The proclamation Trump issued March 13 conferred broad new authority on the HHS secretary to immediately waive provisions of applicable laws and regulations to give doctors and hospitals flexibility to care for patients.
Those powers, Trump said, include the ability to waive laws to enable telehealth; certain federal licensing requirements to allow doctors to practice across state lines; requirements that critical-access hospitals limit the number of beds to 25 and the length of stay to 96 hours; the requirement of a three-day hospital stay prior to admission to a nursing home; rules that slow hospitals’ ability to add additional physicians or to obtain needed office space; and rules that restrict where hospitals can care for patients within the hospital itself, ensuring that emergency capacity can be quickly established.
The president’s emergency designation also triggered two major new areas of waiver authority that states will be able to use, said Eliot Fishman, senior director of health policy at Families USA, a nonprofit, nonpartisan consumer health-advocacy organization. States can tailor their Medicaid programs to make changes like allowing more people to enroll under Section 1115 of the Social Security Act, while Section 1135 of the law gives states flexibility to adjust their Medicaid program as well as Medicare and the Children’s Health Insurance Program.
Under Section 1135, the HHS secretary can waive certain requirements to ensure that sufficient health-care items and services are available to meet the needs of Medicare, Medicaid, and Children’s Health Insurance Program enrollees in affected areas. These waivers allow states, on a temporary basis, to do things like simplify their Medicaid application processes or waive cost-sharing for certain services in Medicaid, Fishman said.
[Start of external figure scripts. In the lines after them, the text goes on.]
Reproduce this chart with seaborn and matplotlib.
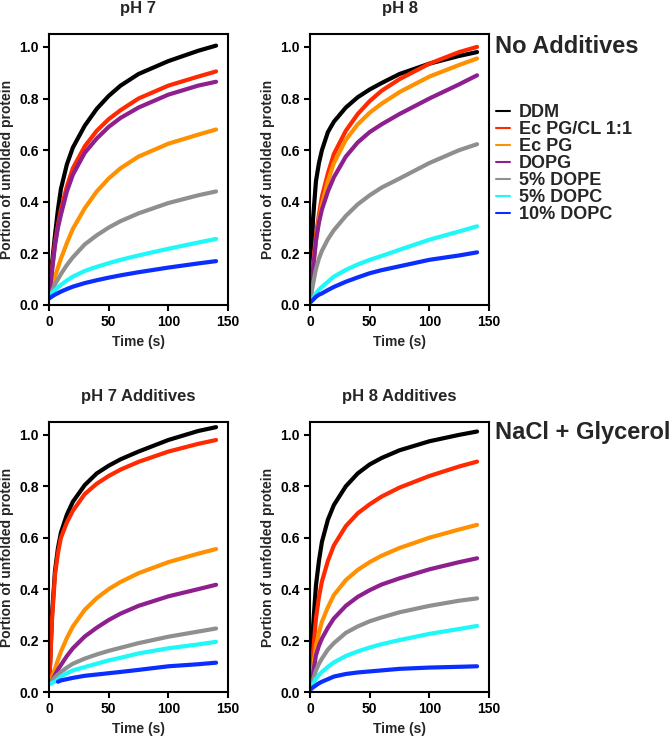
import pandas as pd
import numpy as np
import matplotlib
matplotlib.use('Agg')
import matplotlib.pyplot as plt
import seaborn as sns

# time points (s)
time_s = [0, 1, 2.5, 5, 7.5, 10, 15, 20, 30, 40, 50, 60, 75, 100, 125, 140]

lipids = ["DDM", "Ec PG/CL 1:1", "Ec PG", "DOPG", "5% DOPE", "5% DOPC", "10% DOPC"]
colors = ["#000000", "#FF2A00", "#FF9000", "#8E1F8E", "#8F8F8F", "#1EF8F8", "#0A2EFF"]

# pH 7, no additives
ph7_ddm = [0.03, 0.08, 0.16, 0.27, 0.37, 0.45, 0.545, 0.61, 0.695, 0.76, 0.81, 0.85, 0.895, 0.945, 0.985, 1.005]
ph7_pgcl = [0.03, 0.07, 0.14, 0.24, 0.31, 0.37, 0.46, 0.53, 0.615, 0.675, 0.72, 0.755, 0.80, 0.85, 0.885, 0.905]
ph7_ecpg = [0.03, 0.05, 0.075, 0.11, 0.145, 0.18, 0.24, 0.295, 0.375, 0.44, 0.49, 0.53, 0.575, 0.625, 0.66, 0.68]
ph7_dopg = [0.03, 0.07, 0.13, 0.23, 0.30, 0.35, 0.44, 0.505, 0.59, 0.645, 0.69, 0.725, 0.765, 0.815, 0.85, 0.865]
ph7_dope5 = [0.03, 0.04, 0.055, 0.08, 0.10, 0.12, 0.155, 0.185, 0.235, 0.27, 0.30, 0.325, 0.355, 0.395, 0.425, 0.44]
ph7_dopc5 = [0.03, 0.035, 0.045, 0.058, 0.068, 0.078, 0.095, 0.11, 0.132, 0.148, 0.162, 0.175, 0.192, 0.218, 0.242, 0.256]
ph7_dopc10 = [0.025, 0.028, 0.033, 0.04, 0.046, 0.052, 0.062, 0.071, 0.085, 0.096, 0.106, 0.115, 0.127, 0.145, 0.161, 0.17]

# pH 8, no additives
ph8_ddm = [0.01, 0.15, 0.33, 0.48, 0.55, 0.60, 0.67, 0.71, 0.765, 0.805, 0.835, 0.86, 0.895, 0.935, 0.965, 0.98]
ph8_pgcl = [0.01, 0.06, 0.15, 0.27, 0.35, 0.42, 0.51, 0.585, 0.675, 0.74, 0.79, 0.83, 0.875, 0.935, 0.98, 1.0]
ph8_ecpg = [0.01, 0.06, 0.14, 0.25, 0.33, 0.39, 0.48, 0.55, 0.64, 0.70, 0.745, 0.78, 0.825, 0.885, 0.93, 0.955]
ph8_dopg = [0.01, 0.06, 0.14, 0.25, 0.32, 0.37, 0.44, 0.495, 0.575, 0.63, 0.67, 0.70, 0.74, 0.80, 0.855, 0.89]
ph8_dope5 = [0.01, 0.04, 0.08, 0.14, 0.18, 0.21, 0.255, 0.29, 0.345, 0.39, 0.425, 0.455, 0.49, 0.55, 0.60, 0.623]
ph8_dopc5 = [0.01, 0.015, 0.025, 0.045, 0.06, 0.07, 0.09, 0.11, 0.136, 0.157, 0.175, 0.19, 0.214, 0.253, 0.285, 0.305]
ph8_dopc10 = [0.01, 0.013, 0.02, 0.032, 0.04, 0.045, 0.058, 0.07, 0.09, 0.107, 0.123, 0.135, 0.15, 0.175, 0.192, 0.204]

# pH 7, NaCl + glycerol
ph7a_ddm = [0.03, 0.12, 0.30, 0.47, 0.56, 0.62, 0.69, 0.74, 0.805, 0.85, 0.88, 0.905, 0.935, 0.98, 1.015, 1.03]
ph7a_pgcl = [0.03, 0.11, 0.28, 0.455, 0.54, 0.60, 0.66, 0.705, 0.77, 0.81, 0.84, 0.865, 0.895, 0.935, 0.965, 0.98]
ph7a_ecpg = [0.03, 0.04, 0.06, 0.09, 0.125, 0.157, 0.21, 0.255, 0.32, 0.365, 0.40, 0.428, 0.462, 0.505, 0.538, 0.556]
ph7a_dopg = [0.03, 0.035, 0.045, 0.066, 0.087, 0.105, 0.14, 0.17, 0.216, 0.25, 0.28, 0.305, 0.335, 0.372, 0.40, 0.417]
ph7a_dope5 = [0.03, 0.035, 0.045, 0.058, 0.068, 0.078, 0.095, 0.11, 0.13, 0.146, 0.16, 0.172, 0.19, 0.215, 0.235, 0.247]
ph7a_dopc5 = [0.03, 0.032, 0.035, 0.04, 0.05, 0.06, 0.073, 0.084, 0.097, 0.11, 0.123, 0.133, 0.15, 0.17, 0.185, 0.195]
ph7a_dopc10 = [np.nan, np.nan, np.nan, np.nan, 0.04, 0.045, 0.05, 0.055, 0.063, 0.068, 0.073, 0.078, 0.086, 0.10, 0.108, 0.114]

# pH 8, NaCl + glycerol
ph8a_ddm = [0.01, 0.10, 0.25, 0.415, 0.51, 0.584, 0.67, 0.727, 0.80, 0.85, 0.885, 0.91, 0.94, 0.975, 1.0, 1.013]
ph8a_pgcl = [0.01, 0.06, 0.15, 0.286, 0.37, 0.43, 0.51, 0.57, 0.645, 0.695, 0.73, 0.76, 0.795, 0.84, 0.877, 0.896]
ph8a_ecpg = [0.01, 0.04, 0.09, 0.18, 0.23, 0.273, 0.33, 0.377, 0.435, 0.475, 0.505, 0.53, 0.56, 0.60, 0.632, 0.65]
ph8a_dopg = [0.01, 0.03, 0.07, 0.143, 0.18, 0.208, 0.25, 0.286, 0.335, 0.37, 0.396, 0.418, 0.442, 0.477, 0.505, 0.52]
ph8a_dope5 = [0.01, 0.02, 0.045, 0.084, 0.11, 0.13, 0.165, 0.19, 0.23, 0.255, 0.275, 0.29, 0.31, 0.335, 0.355, 0.364]
ph8a_dopc5 = [0.01, 0.015, 0.03, 0.052, 0.066, 0.078, 0.098, 0.115, 0.14, 0.158, 0.173, 0.186, 0.202, 0.226, 0.245, 0.257]
ph8a_dopc10 = [0.01, 0.012, 0.018, 0.026, 0.034, 0.04, 0.05, 0.06, 0.07, 0.076, 0.08, 0.084, 0.09, 0.095, 0.098, 0.10]

panels = [
    ("pH 7", [ph7_ddm, ph7_pgcl, ph7_ecpg, ph7_dopg, ph7_dope5, ph7_dopc5, ph7_dopc10]),
    ("pH 8", [ph8_ddm, ph8_pgcl, ph8_ecpg, ph8_dopg, ph8_dope5, ph8_dopc5, ph8_dopc10]),
    ("pH 7 Additives", [ph7a_ddm, ph7a_pgcl, ph7a_ecpg, ph7a_dopg, ph7a_dope5, ph7a_dopc5, ph7a_dopc10]),
    ("pH 8 Additives", [ph8a_ddm, ph8a_pgcl, ph8a_ecpg, ph8a_dopg, ph8a_dope5, ph8a_dopc5, ph8a_dopc10]),
]

sns.set_style("ticks")
plt.rcParams['font.family'] = ['Liberation Sans', 'DejaVu Sans']
plt.rcParams['font.weight'] = 'bold'
plt.rcParams['axes.labelweight'] = 'bold'
plt.rcParams['axes.titleweight'] = 'bold'

palette = dict(zip(lipids, colors))

W, H = 672, 739
fig = plt.figure(figsize=(W / 100, H / 100), dpi=100)
# axes boxes in pixels: left, top, right, bottom
boxes = [(49, 34, 228, 305), (310, 34, 489, 305), (49, 422, 228, 692), (310, 422, 489, 692)]

axes = []
for (title, series), (l, t, r, b) in zip(panels, boxes):
    ax = fig.add_axes([l / W, 1 - b / H, (r - l) / W, (b - t) / H])
    rows = []
    for name, vals in zip(lipids, series):
        for tt, v in zip(time_s, vals):
            rows.append({"Time": tt, "Value": v, "Lipid": name})
    df = pd.DataFrame(rows).dropna()
    sns.lineplot(data=df, x="Time", y="Value", hue="Lipid", hue_order=lipids,
                 palette=palette, linewidth=3.0, ax=ax, legend=(title == "pH 8"))
    ax.set_xlim(0, 150)
    ax.set_ylim(0, 1.05)
    ax.set_xticks([0, 50, 100, 150])
    ax.set_yticks([0, 0.2, 0.4, 0.6, 0.8, 1.0])
    ax.set_yticklabels(["%.1f" % v for v in [0, 0.2, 0.4, 0.6, 0.8, 1.0]])
    ax.set_xlabel("Time (s)", fontsize=10)
    ax.set_ylabel("Portion of unfolded protein", fontsize=10)
    ax.set_title(title, fontsize=12, pad=15)
    for sp in ax.spines.values():
        sp.set_visible(True)
        sp.set_linewidth(1.5)
        sp.set_color("black")
    ax.tick_params(axis='both', direction='out', length=4, width=1.5, labelsize=10, colors='black')
    for lab in ax.get_xticklabels() + ax.get_yticklabels():
        lab.set_fontweight('bold')
    axes.append(ax)

handles, labels = axes[1].get_legend_handles_labels()
axes[1].get_legend().remove()
fig.legend(handles, labels, loc='upper left', bbox_to_anchor=(496 / W, 1 - 104 / H),
           frameon=False, handlelength=0.8, handletextpad=0.45,
           labelspacing=0.0, borderpad=0, borderaxespad=0,
           prop={'weight': 'bold', 'size': 13})
for h in fig.legends[0].get_lines():
    h.set_linewidth(1.5)

fig.text(495 / W, 1 - 53 / H, "No Additives", fontsize=17, fontweight='bold', va='baseline')
fig.text(495 / W, 1 - 439 / H, "NaCl + Glycerol", fontsize=17, fontweight='bold', va='baseline')

fig.savefig("out.png", dpi=100)
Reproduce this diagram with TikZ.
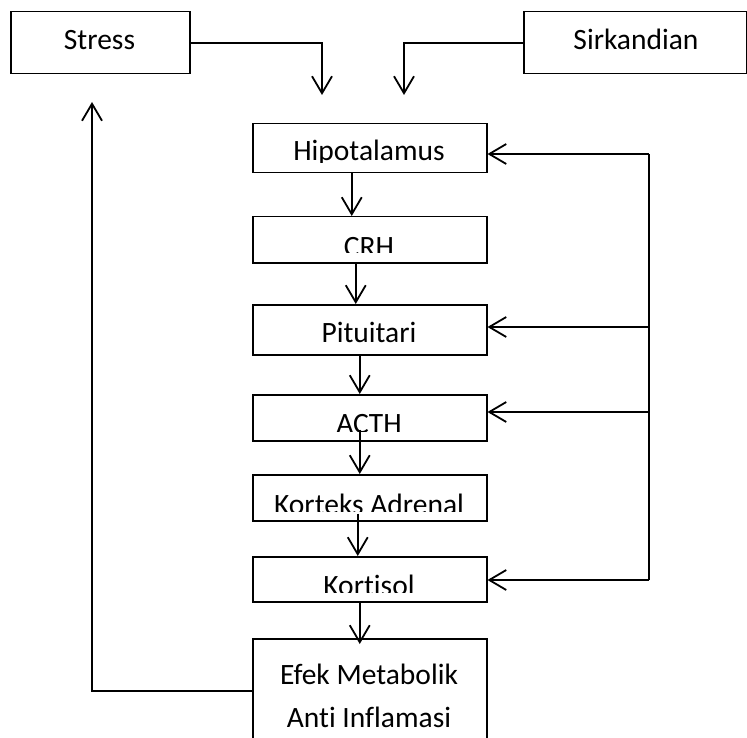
\documentclass[tikz,border=0pt]{standalone}
\usepackage{fontspec}
\setmainfont[Ligatures=NoCommon]{Carlito}
\usetikzlibrary{arrows.meta}
\begin{document}
\begin{tikzpicture}[x=1pt,y=-1pt,
  box/.style={draw, line width=1.5pt, inner sep=0pt, anchor=north west},
  cbox/.style={box, minimum width=234pt},
  arr/.style={line width=1.8pt, -{Straight Barb[length=17pt,width=20pt]}},
  ln/.style={line width=1.8pt},
  lab/.style={font=\fontsize{29.5}{43}\selectfont, inner sep=0pt, anchor=base}]
\useasboundingbox (0,0) rectangle (747,738);

% top boxes
\node[box, minimum width=179pt, minimum height=62pt] (stress) at (10,11) {};
\node[lab] (tstress) at (99.5,50) {Stress};
\node[box, minimum width=223pt, minimum height=62pt] (sirk) at (523,11) {};
\node[lab] (tsirk) at (636,50) {Sirkandian};

% central column boxes
\node[cbox, minimum height=49pt] (hip) at (252,123) {};
\node[cbox, minimum height=46pt] (crh) at (252,216) {};
\node[cbox, minimum height=50pt] (pit) at (252,304) {};
\node[cbox, minimum height=46pt] (acth) at (252,394) {};
\node[cbox, minimum height=46pt] (kor) at (252,474) {};
\node[cbox, minimum height=45pt] (kort) at (252,556) {};
\node[cbox, minimum height=104pt] (efek) at (252,638) {};

% clipped labels
\begin{scope}
\clip (252,123) rectangle (486,163);
\node[lab] (thip) at (369,161) {Hipotalamus};
\end{scope}
\begin{scope}
\clip (252,216) rectangle (486,253);
\node[lab] (tcrh) at (369,256.5) {CRH};
\end{scope}
\node[lab] (tpit) at (369,342) {Pituitari};
\begin{scope}
\clip (252,394) rectangle (486,431);
\node[lab] (tacth) at (369,433.5) {ACTH};
\end{scope}
\begin{scope}
\clip (252,474) rectangle (486,511);
\node[lab] (tkor) at (369,514) {Korteks Adrenal};
\end{scope}
\begin{scope}
\clip (252,556) rectangle (486,592);
\node[lab] (tkort) at (369,595) {Kortisol};
\end{scope}
\node[lab] (tefek1) at (369,684) {Efek Metabolik};
\node[lab] (tefek2) at (369,727) {Anti Inflamasi};

% input arrows
\coordinate (s1) at (322,95);
\coordinate (s2) at (404,95);
\draw[arr] (stress.east) -| (s1);
\draw[arr] (sirk.west) -| (s2);

% chain arrows
\draw[arr] ([xshift=-18pt]hip.south) -- ([xshift=-18pt]crh.north);
\draw[arr] ([xshift=-14pt]crh.south) -- ([xshift=-14pt]pit.north);
\draw[arr] ([xshift=-10pt]pit.south) -- ([xshift=-10pt]acth.north);
\draw[arr] ([xshift=-10pt,yshift=12pt]acth.south) -- ([xshift=-10pt]kor.north);
\draw[arr] ([xshift=-12pt,yshift=8pt]kor.south) -- ([xshift=-12pt]kort.north);
\draw[arr] ([xshift=-10pt]kort.south) -- ([xshift=-10pt,yshift=-6pt]efek.north);

% feedback on the right
\coordinate (r1) at (649,154);
\coordinate (r2) at (649,327);
\coordinate (r3) at (649,412);
\coordinate (r4) at (649,580);
\draw[ln] (r1) -- (r4);
\draw[arr] (r1) -- (r1 -| hip.east);
\draw[arr] (r2) -- (r2 -| pit.east);
\draw[arr] (r3) -- (r3 -| acth.east);
\draw[arr] (r4) -- (r4 -| kort.east);

% feedback on the left
\coordinate (u) at (92,102);
\draw[arr] (efek.west) -| (u);
\end{tikzpicture}
\end{document}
Section 1115 would allow states to do things like expand who is eligible for Medicaid coverage, Fishman said. Under the emergency designation, section 1115 waivers can avoid the public comment process and budget-neutrality provisions.
Florida on Tuesday became the first state to have a Section 1135 waiver approved. The state requested to waive requirements that patients get authorization from their insurer before seeking treatment, streamline provider enrollment processes to ensure access to care for beneficiaries, and allow care to be provided in alternative settings in the event patients at one facility are evacuated to an unlicensed facility.
The emergency designation seems to provide a fair amount of flexibility, yet states have to take up those options, said Jocelyn Guyer, managing director of Manatt Health, a professional services firm. The administration is “sending signals that they really want states to use it” and that it will “stand down on nitpicky program oversight” requirements, she said.